STEREOGUM: I guess my last question is: I know you go deep into the history of punk rock, and you and Randy are big fans of Hüsker Dü. As a singing drummer, did you feel any spiritual kinship with the late Grant Hart?
SPUNT: Yes definitely, if you haven’t noticed [Laughs] I became friendly with Grant. And not so much that he was a singing drummer. I started playing drums and singing not because of Grant Hart, but because of a necessity and I didn’t really know how to drum, I didn’t really know how to sing, I didn’t really know how to put those things together, so for me it was important to try it as an exercise and that’s how I’ve always done things. I tried it out, I didn’t really know what I was doing. But we did become friends, and it’s heartbreaking.

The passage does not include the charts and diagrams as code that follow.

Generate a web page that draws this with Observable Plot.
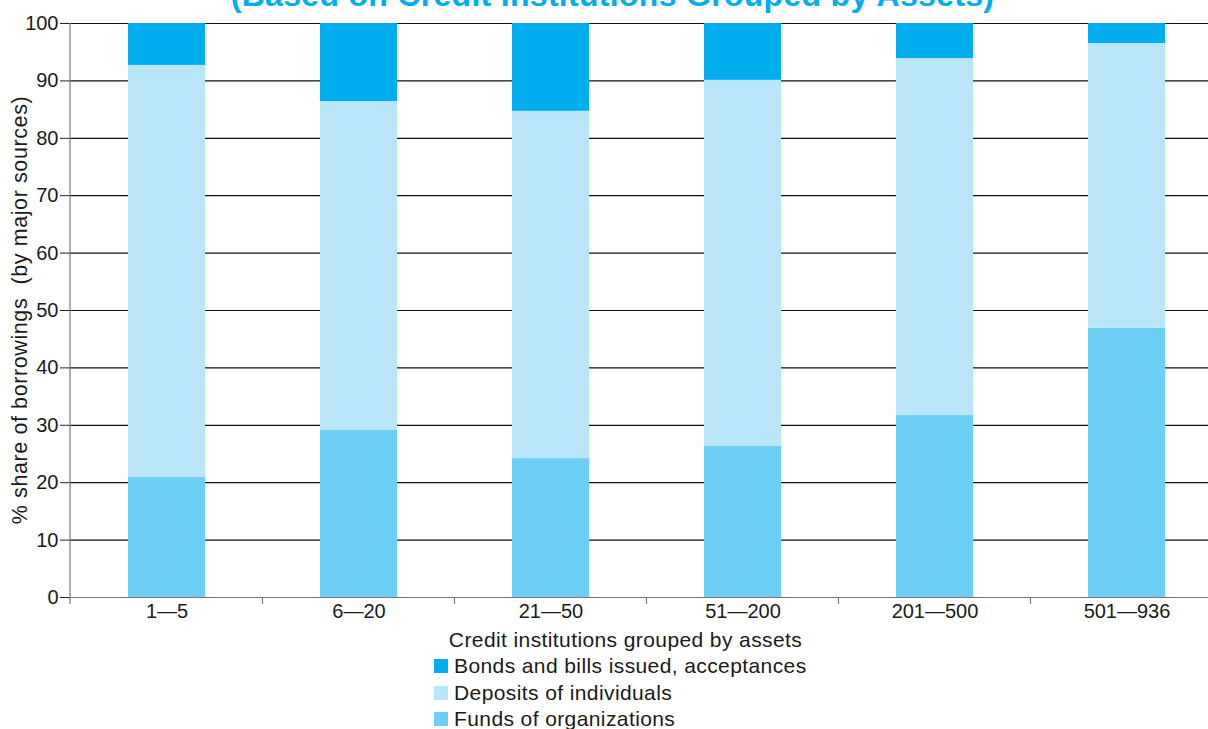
<!DOCTYPE html>
<html><head><meta charset="utf-8">
<script src="https://cdn.jsdelivr.net/npm/d3@7"></script>
<script src="https://cdn.jsdelivr.net/npm/@observablehq/plot@0.6"></script>
<style>
html,body{margin:0;padding:0;width:1208px;height:729px;overflow:hidden;background:#fff;font-family:"Liberation Sans",Arial,sans-serif;}
#chart{position:absolute;left:0;top:0;width:1208px;overflow:hidden;}
#chart svg{overflow:hidden;}
#title{position:absolute;left:0;width:1225px;text-align:center;top:-21px;font-weight:bold;font-size:32px;line-height:32px;letter-spacing:0.3px;color:#00AEEF;white-space:nowrap;}
#xlabel{position:absolute;left:0;width:1251px;text-align:center;top:628px;font-size:21px;line-height:24px;letter-spacing:0.4px;color:#1a1a1a;}
#legend{position:absolute;left:434px;top:653px;font-size:21px;letter-spacing:0.4px;color:#1a1a1a;}
.item{height:26.6px;display:flex;align-items:center;}
.sw{width:14px;height:14px;margin-right:6px;flex:none;}
</style></head><body>
<div id="chart"></div>
<div id="title">(Based on Credit Institutions Grouped by Assets)</div>
<div id="xlabel">Credit institutions grouped by assets</div>
<div id="legend"></div>
<script>
const groups = ["1—5", "6—20", "21—50", "51—200", "201—500", "501—936"];
const seriesNames = ["Funds of organizations", "Deposits of individuals", "Bonds and bills issued, acceptances"];
const funds = [20.9, 29.1, 24.2, 26.3, 31.7, 46.9];
const deposits = [71.8, 57.3, 60.5, 63.8, 62.2, 49.6];
const bonds = [7.3, 13.6, 15.3, 9.9, 6.1, 3.5];
const seriesColors = ["#6DCFF6", "#BAE6F9", "#00AEEF"];
const yTicks = [0, 10, 20, 30, 40, 50, 60, 70, 80, 90, 100];
const yLabel = "% share of borrowings  (by major sources)";
const legendOrder = ["Bonds and bills issued, acceptances", "Deposits of individuals", "Funds of organizations"];

const seriesValues = [funds, deposits, bonds];
const rows = [];
seriesNames.forEach((s, i) => groups.forEach((g, j) => rows.push({group: g, series: s, value: seriesValues[i][j]})));

const W = 1208, H = 625, mL = 70, mT = 23, mB = 28;
const plot = Plot.plot({
  width: W, height: H,
  marginTop: mT, marginLeft: mL, marginRight: 0, marginBottom: mB,
  style: {fontFamily: '"Liberation Sans", Arial, sans-serif', fontSize: "20px", color: "#1a1a1a", background: "#fff"},
  x: {domain: groups, range: [mL, mL + 192 * groups.length], paddingInner: 0.6, paddingOuter: 0.3, axis: null},
  y: {domain: [0, 100], axis: null},
  color: {domain: seriesNames, range: seriesColors},
  marks: [
    Plot.ruleY(yTicks.filter(d => d > 0), {stroke: "#111", strokeWidth: 1.2}),
    Plot.barY(rows, {x: "group", y: "value", fill: "series", z: "series", order: seriesNames}),
    Plot.ruleY([0], {stroke: "#777", strokeWidth: 1.2}),
    Plot.axisY({ticks: yTicks, tickSize: 10, tickPadding: 2, stroke: "#222", fontSize: 20, label: null}),
    Plot.axisX({tickSize: 0, tickPadding: 6, fontSize: 20, label: null})
  ]
});
document.getElementById("chart").appendChild(plot);

// axis line, band-boundary ticks, rotated y label derived from plot scales
const svg = d3.select(plot);
const xs = plot.scale("x"), ys = plot.scale("y");
const y0 = ys.apply(0), y100 = ys.apply(100);
svg.append("line").attr("x1", mL).attr("x2", mL).attr("y1", y0 + 7).attr("y2", y100)
  .attr("stroke", "#777").attr("stroke-width", 1.2);
groups.slice(1).forEach(g => {
  const xb = xs.apply(g) - (xs.step - xs.bandwidth) / 2;
  svg.append("line").attr("x1", xb).attr("x2", xb).attr("y1", y0).attr("y2", y0 + 7)
    .attr("stroke", "#777").attr("stroke-width", 1.2);
});
svg.append("text")
  .attr("transform", `translate(20,${(y0 + y100) / 2}) rotate(-90)`)
  .attr("text-anchor", "middle").attr("dominant-baseline", "central")
  .style("white-space", "pre").style("letter-spacing", "0.6px")
  .attr("font-size", 21.5).attr("fill", "#1a1a1a")
  .text(yLabel);

const legend = d3.select("#legend");
legendOrder.forEach(name => {
  const it = legend.append("div").attr("class", "item");
  it.append("div").attr("class", "sw").style("background", seriesColors[seriesNames.indexOf(name)]);
  it.append("span").text(name);
});
</script>
</body></html>
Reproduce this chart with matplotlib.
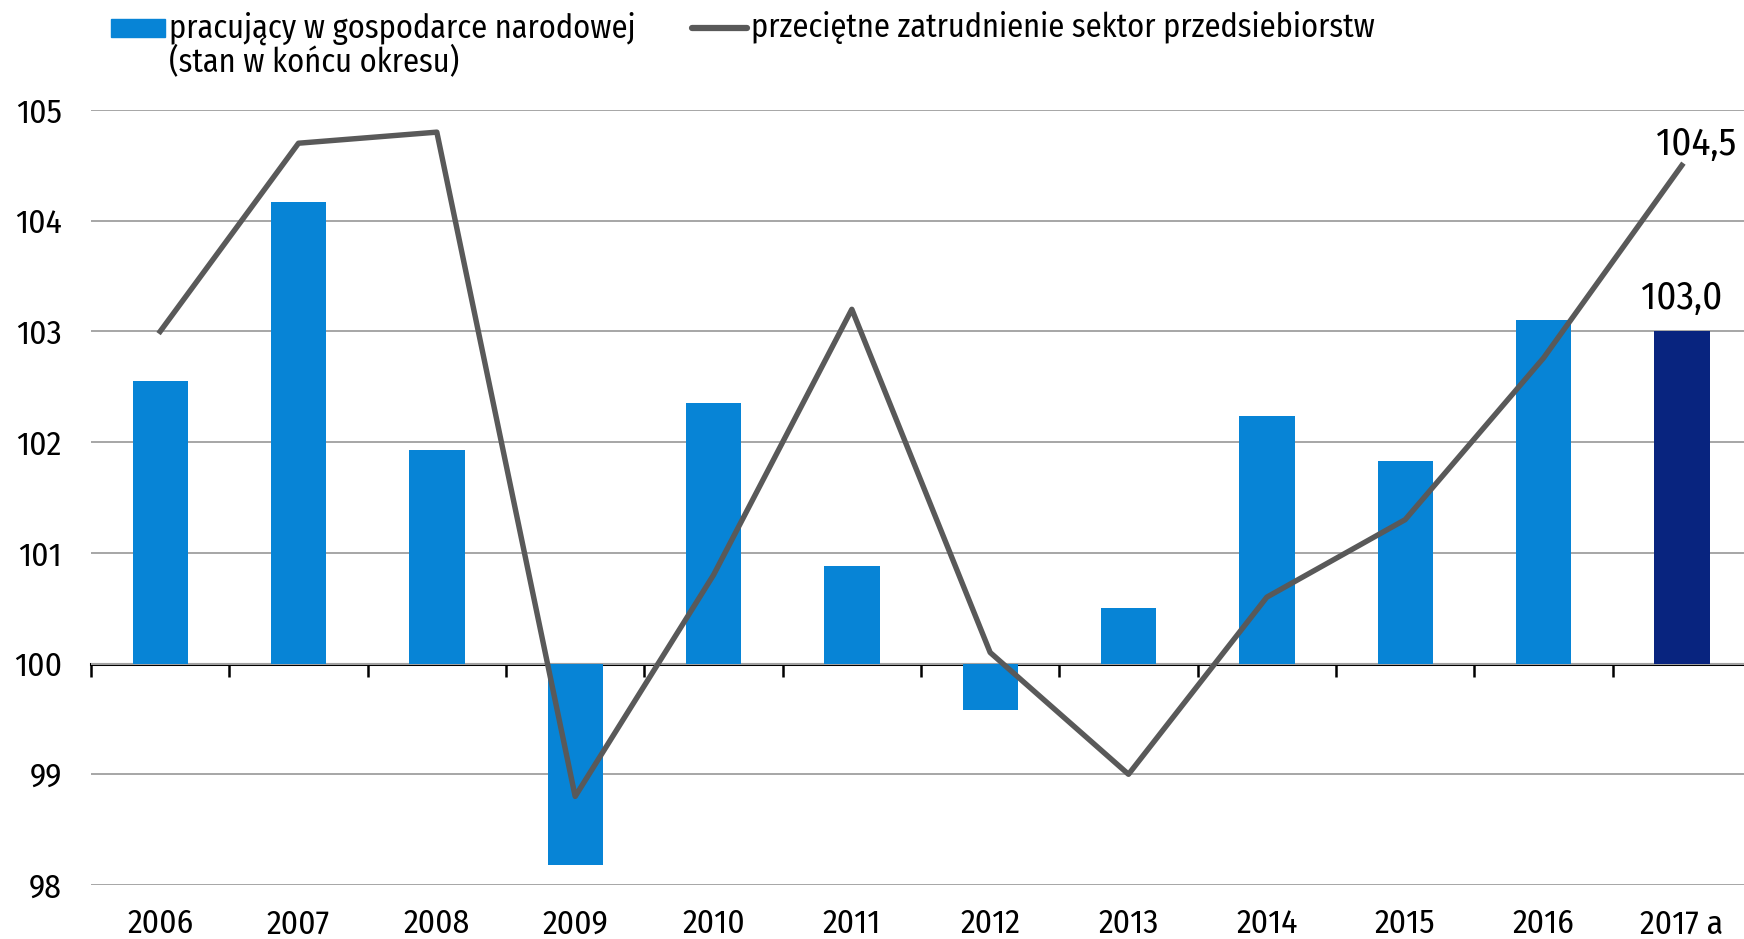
import numpy as np
import matplotlib.pyplot as plt
from matplotlib.patches import Rectangle
from matplotlib.lines import Line2D

plt.rcParams['font.family'] = ['Fira Sans Condensed', 'DejaVu Sans']

# dane
lata = ['2006', '2007', '2008', '2009', '2010', '2011',
        '2012', '2013', '2014', '2015', '2016', '2017 a']
pracujacy = [102.55, 104.17, 101.93, 98.18, 102.35, 100.88,
             99.58, 100.50, 102.24, 101.83, 103.10, 103.0]
zatrudnienie = [103.0, 104.7, 104.8, 98.8, 100.8, 103.2,
                100.1, 99.0, 100.6, 101.3, 102.76, 104.5]
y_ticks = [98, 99, 100, 101, 102, 103, 104, 105]

label_bar = ['pracujący w gospodarce narodowej', '(stan w końcu okresu)']
label_line = 'przeciętne zatrudnienie sektor przedsiebiorstw'

niebieski = '#0784D6'
granat = '#08247F'
szary = '#595959'

W, H = 1744, 939
fig = plt.figure(figsize=(W / 100, H / 100), dpi=100)
ax = fig.add_axes([91 / W, 1 - 885 / H, 1660 / W, 775 / H])

x = np.arange(len(lata))
kolory = [niebieski] * (len(lata) - 1) + [granat]
wys = np.array(pracujacy) - 100
ax.bar(x, wys, bottom=100, width=0.40, color=kolory, zorder=2)
ax.plot(x, zatrudnienie, color=szary, lw=3.9, zorder=3)

ax.set_xlim(-0.5, len(lata) - 0.5)
ax.set_ylim(98, 105)
ax.set_yticks(y_ticks)
ax.set_yticklabels([str(v) for v in y_ticks], fontsize=24)
ax.set_xticks(x)
ax.set_xticklabels(lata, fontsize=24)
ax.tick_params(axis='y', length=0, pad=21)
ax.tick_params(axis='x', length=0, pad=16.5)
for s in ax.spines.values():
    s.set_visible(False)
ax.grid(axis='y', color='#A6A6A6', lw=1.4, zorder=0)
ax.set_axisbelow(True)

# os na poziomie 100
sec = ax.secondary_xaxis(2 / 7)
sec.set_xticks(np.arange(-0.5, len(lata), 1.0))
sec.set_xticklabels([])
sec.tick_params(axis='x', direction='out', length=9, width=1.8, color='black')
sec.spines['bottom'].set_linewidth(2.2)
sec.spines['bottom'].set_color('black')

# etykiety 2017
ax.annotate('104,5', (x[-1], zatrudnienie[-1]), xytext=(10, 15),
            textcoords='offset points', ha='center', va='center', fontsize=28)
ax.annotate('103,0', (x[-1], pracujacy[-1]), xytext=(0, 24),
            textcoords='offset points', ha='center', va='center', fontsize=28)

# legenda
fig.add_artist(Rectangle((111 / W, 1 - 37 / H), 54 / W, 18 / H,
                         transform=fig.transFigure, color=niebieski))
fig.text(169 / W, 1 - 28 / H, label_bar[0], fontsize=23.3, va='center', ha='left')
fig.text(169 / W, 1 - 62 / H, label_bar[1], fontsize=23.3, va='center', ha='left')
fig.add_artist(Line2D([692 / W, 747 / W], [1 - 28 / H, 1 - 28 / H],
                      transform=fig.transFigure, color=szary, lw=4.5,
                      solid_capstyle='round'))
fig.text(751 / W, 1 - 28 / H, label_line, fontsize=23.3, va='center', ha='left')

fig.savefig('out.png', dpi=100)
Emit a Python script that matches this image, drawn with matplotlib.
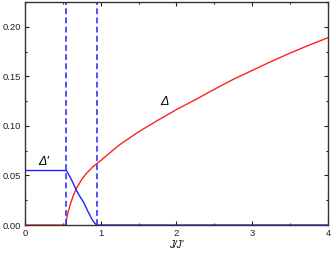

STEREOGUM: I know No Age has played with Bob Mould, but I didn’t know you knew Hart. Are there any memories you would like to share?
SPUNT: Yeah, we played a festival with him in Rotterdam and he played this brilliant solo set, so moving. And we went back to the hotel we were staying at, and me and my friends and Grant, we were all in front of this hotel, and this kid walked by us. He was probably 18 or 19, and he was from there, and he looked at us and was like, “Hey, you fuckin’ Americans!” And he was super aggressive. I wouldn’t say I was frightened he was gonna fight us, but he was drunk and really angry and looked like he wanted to punch us. And Grant put his cigarette down and walked up to him and said, “Hey man, what’s your story?” The kid spoke English, he was like, “What?!” And Grant’s like, “What’s your story, man?” You know, “What’s making you like this, tell me about your father.” And we ended up talking to him for like 20 minutes. He almost brought the kid to tears, he became putty in Grant’s hand, the way he totally shaped this kid’s environment. Just his whole world had turned around. The kid left, I think we all gave hugs, me and my buddy were like, “Damn, man that was intense,” and it was really beautiful.
Snares Like A Haircut is out 1/26 via Drag City.